Your instructions.
Identify each line in the records below that contains the word "script", and copy it.

[Items from a data source]
────────────────────────────────────────
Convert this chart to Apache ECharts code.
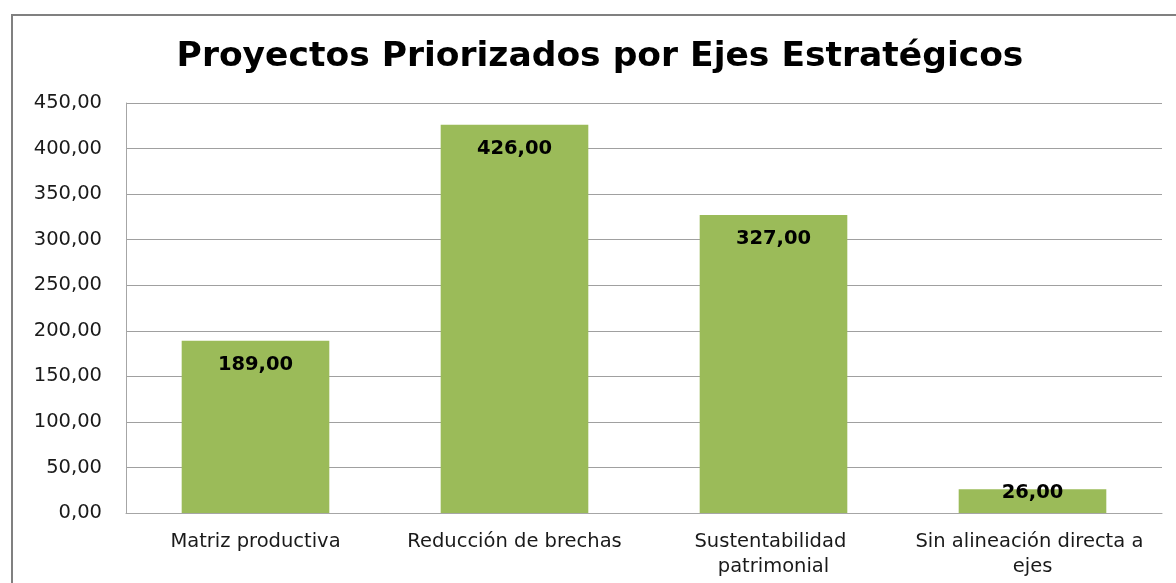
<!DOCTYPE html>
<html><head><meta charset="utf-8">
<script src="https://cdn.jsdelivr.net/npm/echarts@6/dist/echarts.min.js"></script>
<style>html,body{margin:0;padding:0;background:#fff}#c{width:1176px;height:583px}</style>
</head><body><div id="c"></div>
<script>
var title = 'Proyectos Priorizados por Ejes Estratégicos';
var categories = ['Matriz productiva', 'Reducción de brechas', 'Sustentabilidad patrimonial', 'Sin alineación directa a ejes'];
var values = [189, 426, 327, 26];
var yMin = 0, yMax = 450, yStep = 50;

function fmt(v){ return v.toFixed(2).replace('.', ','); }
var FONT = '"DejaVu Sans", sans-serif';
var chart = echarts.init(document.getElementById('c'), null, {renderer:'canvas'});
var data = values.map(function(v, i){
  var d = {value: v};
  if (v < 40) d.label = {position: 'inside', offset: [0, -8]};
  return d;
});
chart.setOption({
  animation: false,
  title: {text: title, left: 595, textAlign: 'center', top: 35,
    textStyle: {fontFamily: FONT, fontWeight: 'bold', fontSize: 34.5, color: '#000'}},
  graphic: [{type: 'rect', shape: {x: 12, y: 15, width: 1200, height: 600},
    style: {fill: 'none', stroke: '#808080', lineWidth: 2}, silent: true}],
  grid: {left: 126, right: 14, top: 103, bottom: 70, show: false},
  xAxis: {type: 'category', data: categories,
    axisLine: {lineStyle: {color: '#a6a6a6'}}, axisTick: {show: false},
    axisLabel: {fontFamily: FONT, fontSize: 19.5, color: '#1a1a1a', margin: 16, lineHeight: 25,
      width: 258, overflow: 'break', interval: 0}},
  yAxis: {type: 'value', min: yMin, max: yMax, interval: yStep,
    axisLine: {show: true, lineStyle: {color: '#a6a6a6'}}, axisTick: {show: false},
    splitLine: {lineStyle: {color: '#a0a0a0'}},
    axisLabel: {fontFamily: FONT, fontSize: 19.5, color: '#1a1a1a', margin: 24, formatter: fmt}},
  series: [{type: 'bar', data: data, barWidth: '57%',
    itemStyle: {color: '#9bbb59'},
    label: {show: true, position: 'insideTop', distance: 14, fontFamily: FONT, fontWeight: 'bold',
      fontSize: 19.5, color: '#000', formatter: function(p){ return fmt(p.value); }}}]
});
</script></body></html>
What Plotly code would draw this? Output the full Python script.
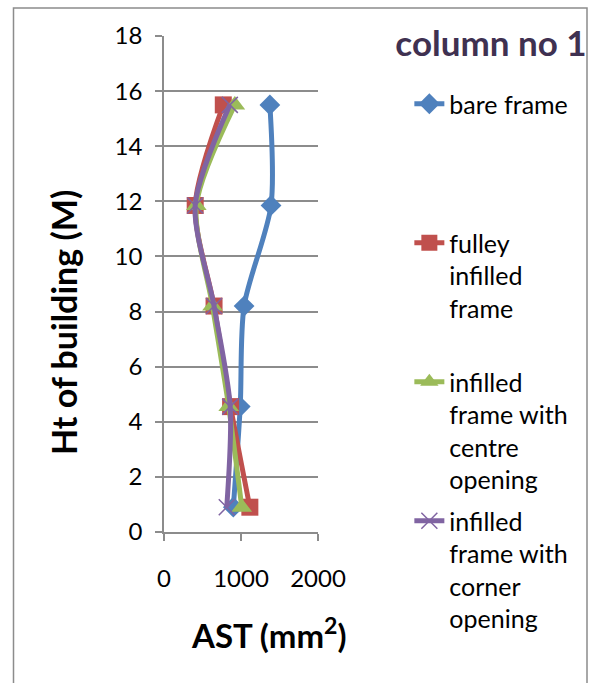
────────────────────────────────────────
In response.
<script src="https://cdn.jsdelivr.net/npm/echarts@6/dist/echarts.min.js"></script>
<script>
</script></body></html>
What Plotly code would draw this? Output the full Python script.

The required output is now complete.